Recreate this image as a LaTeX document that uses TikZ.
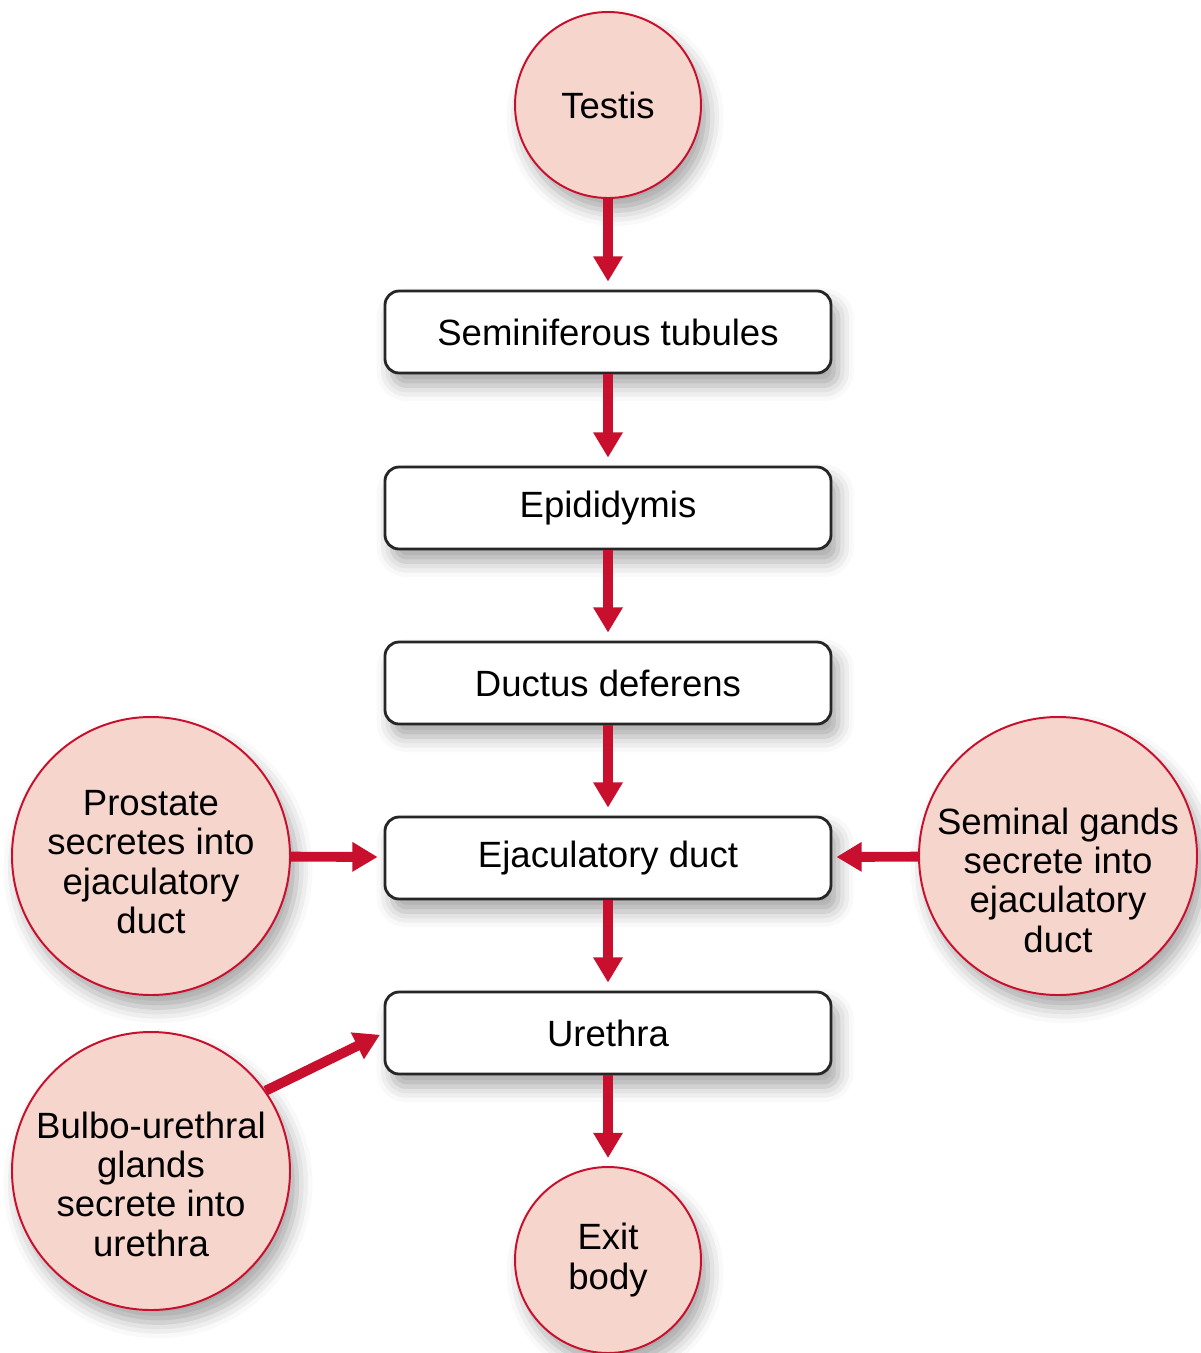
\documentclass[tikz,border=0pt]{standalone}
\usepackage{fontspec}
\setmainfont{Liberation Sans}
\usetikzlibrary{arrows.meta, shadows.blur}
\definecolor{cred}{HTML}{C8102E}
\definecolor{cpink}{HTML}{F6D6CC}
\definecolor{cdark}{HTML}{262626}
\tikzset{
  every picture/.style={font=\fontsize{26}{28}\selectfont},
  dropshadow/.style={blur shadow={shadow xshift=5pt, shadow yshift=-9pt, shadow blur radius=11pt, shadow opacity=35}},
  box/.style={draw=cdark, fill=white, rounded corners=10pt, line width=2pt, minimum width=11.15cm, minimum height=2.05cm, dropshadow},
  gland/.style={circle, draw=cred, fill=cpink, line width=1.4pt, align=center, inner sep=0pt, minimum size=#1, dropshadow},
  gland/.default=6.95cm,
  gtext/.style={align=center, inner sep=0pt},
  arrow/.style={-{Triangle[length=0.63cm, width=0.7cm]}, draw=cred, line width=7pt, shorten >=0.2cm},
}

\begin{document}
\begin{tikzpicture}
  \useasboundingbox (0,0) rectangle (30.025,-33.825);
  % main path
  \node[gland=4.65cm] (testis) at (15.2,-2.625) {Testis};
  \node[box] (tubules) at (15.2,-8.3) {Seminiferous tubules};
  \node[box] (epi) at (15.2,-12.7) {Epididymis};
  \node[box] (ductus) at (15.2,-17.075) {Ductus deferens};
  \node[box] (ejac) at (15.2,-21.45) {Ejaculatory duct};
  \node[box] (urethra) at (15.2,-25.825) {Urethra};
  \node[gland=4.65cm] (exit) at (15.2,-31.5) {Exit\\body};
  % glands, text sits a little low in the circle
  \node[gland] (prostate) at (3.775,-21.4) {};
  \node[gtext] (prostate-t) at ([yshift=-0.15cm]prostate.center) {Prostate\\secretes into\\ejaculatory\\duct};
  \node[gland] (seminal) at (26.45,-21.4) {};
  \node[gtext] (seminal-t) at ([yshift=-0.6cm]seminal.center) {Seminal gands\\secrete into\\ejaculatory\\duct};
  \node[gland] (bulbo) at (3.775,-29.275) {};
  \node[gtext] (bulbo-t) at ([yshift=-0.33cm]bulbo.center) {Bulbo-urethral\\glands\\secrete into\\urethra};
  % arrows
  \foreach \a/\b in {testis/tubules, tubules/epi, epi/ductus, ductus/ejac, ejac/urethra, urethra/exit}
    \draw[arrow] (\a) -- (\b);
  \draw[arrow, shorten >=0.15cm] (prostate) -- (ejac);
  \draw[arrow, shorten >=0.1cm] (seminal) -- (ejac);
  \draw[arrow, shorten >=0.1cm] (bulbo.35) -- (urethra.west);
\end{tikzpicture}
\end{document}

Written task:
From the data above, write out everything exactly except the pictures.

Finished exercise:
Recreate this image as a LaTeX document that uses TikZ.
\documentclass[tikz,border=0pt]{standalone}
\usepackage{fontspec}
\setmainfont{Liberation Sans}
\usetikzlibrary{arrows.meta, shadows.blur}
\definecolor{cred}{HTML}{C8102E}
\definecolor{cpink}{HTML}{F6D6CC}
\definecolor{cdark}{HTML}{262626}
\tikzset{
  every picture/.style={font=\fontsize{26}{28}\selectfont},
  dropshadow/.style={blur shadow={shadow xshift=5pt, shadow yshift=-9pt, shadow blur radius=11pt, shadow opacity=35}},
  box/.style={draw=cdark, fill=white, rounded corners=10pt, line width=2pt, minimum width=11.15cm, minimum height=2.05cm, dropshadow},
  gland/.style={circle, draw=cred, fill=cpink, line width=1.4pt, align=center, inner sep=0pt, minimum size=#1, dropshadow},
  gland/.default=6.95cm,
  gtext/.style={align=center, inner sep=0pt},
  arrow/.style={-{Triangle[length=0.63cm, width=0.7cm]}, draw=cred, line width=7pt, shorten >=0.2cm},
}

\begin{document}
\begin{tikzpicture}
  \useasboundingbox (0,0) rectangle (30.025,-33.825);
  % main path
  \node[gland=4.65cm] (testis) at (15.2,-2.625) {Testis};
  \node[box] (tubules) at (15.2,-8.3) {Seminiferous tubules};
  \node[box] (epi) at (15.2,-12.7) {Epididymis};
  \node[box] (ductus) at (15.2,-17.075) {Ductus deferens};
  \node[box] (ejac) at (15.2,-21.45) {Ejaculatory duct};
  \node[box] (urethra) at (15.2,-25.825) {Urethra};
  \node[gland=4.65cm] (exit) at (15.2,-31.5) {Exit\\body};
  % glands, text sits a little low in the circle
  \node[gland] (prostate) at (3.775,-21.4) {};
  \node[gtext] (prostate-t) at ([yshift=-0.15cm]prostate.center) {Prostate\\secretes into\\ejaculatory\\duct};
  \node[gland] (seminal) at (26.45,-21.4) {};
  \node[gtext] (seminal-t) at ([yshift=-0.6cm]seminal.center) {Seminal gands\\secrete into\\ejaculatory\\duct};
  \node[gland] (bulbo) at (3.775,-29.275) {};
  \node[gtext] (bulbo-t) at ([yshift=-0.33cm]bulbo.center) {Bulbo-urethral\\glands\\secrete into\\urethra};
  % arrows
  \foreach \a/\b in {testis/tubules, tubules/epi, epi/ductus, ductus/ejac, ejac/urethra, urethra/exit}
    \draw[arrow] (\a) -- (\b);
  \draw[arrow, shorten >=0.15cm] (prostate) -- (ejac);
  \draw[arrow, shorten >=0.1cm] (seminal) -- (ejac);
  \draw[arrow, shorten >=0.1cm] (bulbo.35) -- (urethra.west);
\end{tikzpicture}
\end{document}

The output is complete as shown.